TASK TO CARRY OUT:
Read the material below. Count the lines containing "this" and give that count alone.

GIVEN INFORMATION:
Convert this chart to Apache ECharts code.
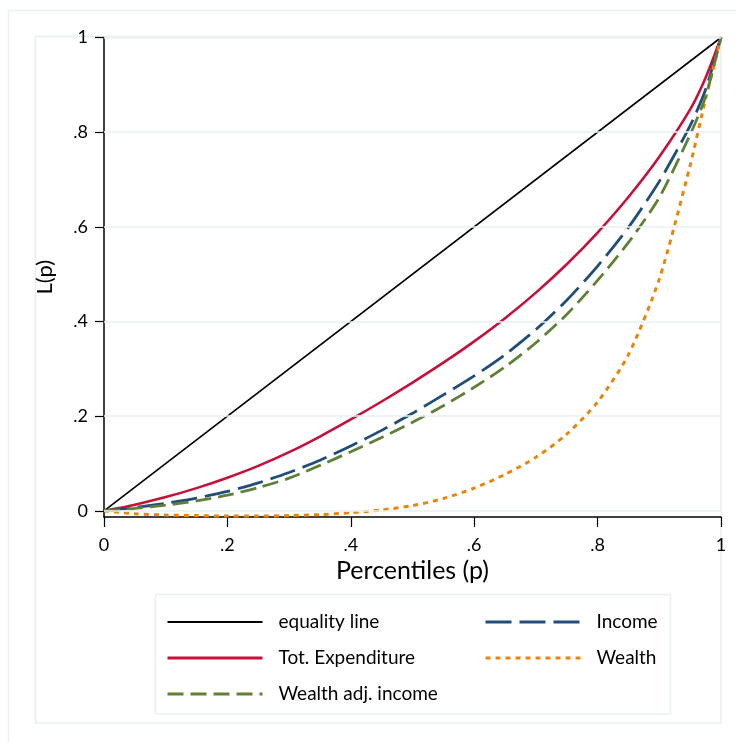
==
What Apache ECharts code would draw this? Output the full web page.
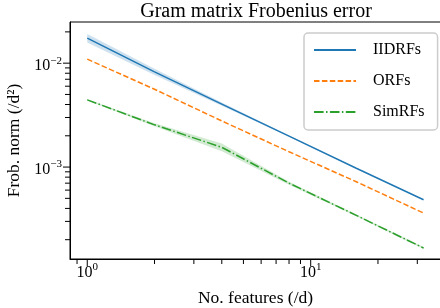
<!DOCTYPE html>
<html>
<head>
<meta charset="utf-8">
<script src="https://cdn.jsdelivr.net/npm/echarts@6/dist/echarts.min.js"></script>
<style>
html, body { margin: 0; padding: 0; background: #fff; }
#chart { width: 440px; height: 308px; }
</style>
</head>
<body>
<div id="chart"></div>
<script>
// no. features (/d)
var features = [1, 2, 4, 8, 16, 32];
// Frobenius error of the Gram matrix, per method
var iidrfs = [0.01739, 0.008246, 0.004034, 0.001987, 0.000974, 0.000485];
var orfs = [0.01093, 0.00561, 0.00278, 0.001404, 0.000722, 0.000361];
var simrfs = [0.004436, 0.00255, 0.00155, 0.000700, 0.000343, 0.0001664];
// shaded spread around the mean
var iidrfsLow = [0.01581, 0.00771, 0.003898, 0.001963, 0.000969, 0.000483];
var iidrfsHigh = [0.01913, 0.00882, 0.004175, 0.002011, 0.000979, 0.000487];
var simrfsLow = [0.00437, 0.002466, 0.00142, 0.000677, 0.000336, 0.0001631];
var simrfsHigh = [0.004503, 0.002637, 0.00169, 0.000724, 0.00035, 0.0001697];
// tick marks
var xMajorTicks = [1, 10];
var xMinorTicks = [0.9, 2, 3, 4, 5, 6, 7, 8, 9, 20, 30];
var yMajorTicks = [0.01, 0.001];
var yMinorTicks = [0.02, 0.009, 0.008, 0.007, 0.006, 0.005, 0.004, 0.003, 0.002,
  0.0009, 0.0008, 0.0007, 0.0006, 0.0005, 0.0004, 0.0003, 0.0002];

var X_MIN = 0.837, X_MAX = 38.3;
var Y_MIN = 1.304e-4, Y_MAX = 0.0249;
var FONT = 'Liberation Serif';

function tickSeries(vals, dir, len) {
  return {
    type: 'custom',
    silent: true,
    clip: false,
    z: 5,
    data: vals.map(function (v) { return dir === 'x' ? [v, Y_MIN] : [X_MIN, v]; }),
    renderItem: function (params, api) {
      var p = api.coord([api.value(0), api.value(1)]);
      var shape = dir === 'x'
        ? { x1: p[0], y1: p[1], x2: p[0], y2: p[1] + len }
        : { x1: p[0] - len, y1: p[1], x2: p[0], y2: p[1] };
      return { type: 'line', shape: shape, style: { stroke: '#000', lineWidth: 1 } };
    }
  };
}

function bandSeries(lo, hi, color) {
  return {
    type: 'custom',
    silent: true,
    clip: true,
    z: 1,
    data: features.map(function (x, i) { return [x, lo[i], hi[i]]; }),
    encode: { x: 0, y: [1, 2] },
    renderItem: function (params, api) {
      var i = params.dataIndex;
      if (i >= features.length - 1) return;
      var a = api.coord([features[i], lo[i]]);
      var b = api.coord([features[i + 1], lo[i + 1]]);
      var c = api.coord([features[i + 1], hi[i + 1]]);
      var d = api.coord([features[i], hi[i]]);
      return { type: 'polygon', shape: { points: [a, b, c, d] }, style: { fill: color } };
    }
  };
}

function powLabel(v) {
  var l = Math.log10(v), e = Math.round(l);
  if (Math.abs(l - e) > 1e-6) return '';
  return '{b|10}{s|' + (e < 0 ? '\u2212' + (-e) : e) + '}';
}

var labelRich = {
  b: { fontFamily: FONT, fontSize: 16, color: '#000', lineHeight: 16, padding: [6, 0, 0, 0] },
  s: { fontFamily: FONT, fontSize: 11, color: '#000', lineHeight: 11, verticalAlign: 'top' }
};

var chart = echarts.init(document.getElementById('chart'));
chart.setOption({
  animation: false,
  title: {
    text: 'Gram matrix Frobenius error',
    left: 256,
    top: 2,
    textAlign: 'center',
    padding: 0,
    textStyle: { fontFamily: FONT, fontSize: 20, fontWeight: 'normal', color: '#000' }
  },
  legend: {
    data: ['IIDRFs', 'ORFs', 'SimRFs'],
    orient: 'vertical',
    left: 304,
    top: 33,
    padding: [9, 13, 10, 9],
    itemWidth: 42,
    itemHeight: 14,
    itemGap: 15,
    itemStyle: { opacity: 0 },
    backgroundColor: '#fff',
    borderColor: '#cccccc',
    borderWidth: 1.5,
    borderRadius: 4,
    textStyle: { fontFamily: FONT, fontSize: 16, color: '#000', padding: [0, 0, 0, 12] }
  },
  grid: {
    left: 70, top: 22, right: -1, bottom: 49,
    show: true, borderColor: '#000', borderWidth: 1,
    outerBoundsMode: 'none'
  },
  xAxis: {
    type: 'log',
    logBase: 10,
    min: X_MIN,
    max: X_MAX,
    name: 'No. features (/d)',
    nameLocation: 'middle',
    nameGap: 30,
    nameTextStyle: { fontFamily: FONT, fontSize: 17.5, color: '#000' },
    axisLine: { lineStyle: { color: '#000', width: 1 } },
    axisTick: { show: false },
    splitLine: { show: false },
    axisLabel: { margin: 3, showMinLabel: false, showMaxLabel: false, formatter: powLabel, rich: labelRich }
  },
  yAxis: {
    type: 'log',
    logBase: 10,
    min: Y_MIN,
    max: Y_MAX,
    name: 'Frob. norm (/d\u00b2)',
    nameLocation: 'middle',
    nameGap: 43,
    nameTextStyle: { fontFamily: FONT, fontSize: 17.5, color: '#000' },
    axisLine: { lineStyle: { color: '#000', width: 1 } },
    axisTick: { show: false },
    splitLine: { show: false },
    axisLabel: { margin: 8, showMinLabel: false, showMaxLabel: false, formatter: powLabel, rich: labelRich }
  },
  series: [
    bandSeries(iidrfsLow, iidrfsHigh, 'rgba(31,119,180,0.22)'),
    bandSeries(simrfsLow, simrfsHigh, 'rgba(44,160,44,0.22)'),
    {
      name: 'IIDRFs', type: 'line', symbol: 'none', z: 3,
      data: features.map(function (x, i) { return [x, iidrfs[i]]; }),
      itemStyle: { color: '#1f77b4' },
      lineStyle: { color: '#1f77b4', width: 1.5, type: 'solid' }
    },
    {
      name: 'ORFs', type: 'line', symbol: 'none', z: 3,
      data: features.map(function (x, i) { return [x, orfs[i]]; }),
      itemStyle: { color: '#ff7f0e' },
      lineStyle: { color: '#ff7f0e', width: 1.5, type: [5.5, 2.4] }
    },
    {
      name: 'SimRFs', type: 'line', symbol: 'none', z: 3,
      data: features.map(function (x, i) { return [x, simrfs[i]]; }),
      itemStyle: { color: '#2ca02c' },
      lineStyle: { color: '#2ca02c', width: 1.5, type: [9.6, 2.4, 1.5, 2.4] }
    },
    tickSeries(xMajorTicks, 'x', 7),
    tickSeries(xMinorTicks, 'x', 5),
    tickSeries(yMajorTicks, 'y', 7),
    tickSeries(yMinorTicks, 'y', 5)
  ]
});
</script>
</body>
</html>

TASK SOLUTION:
2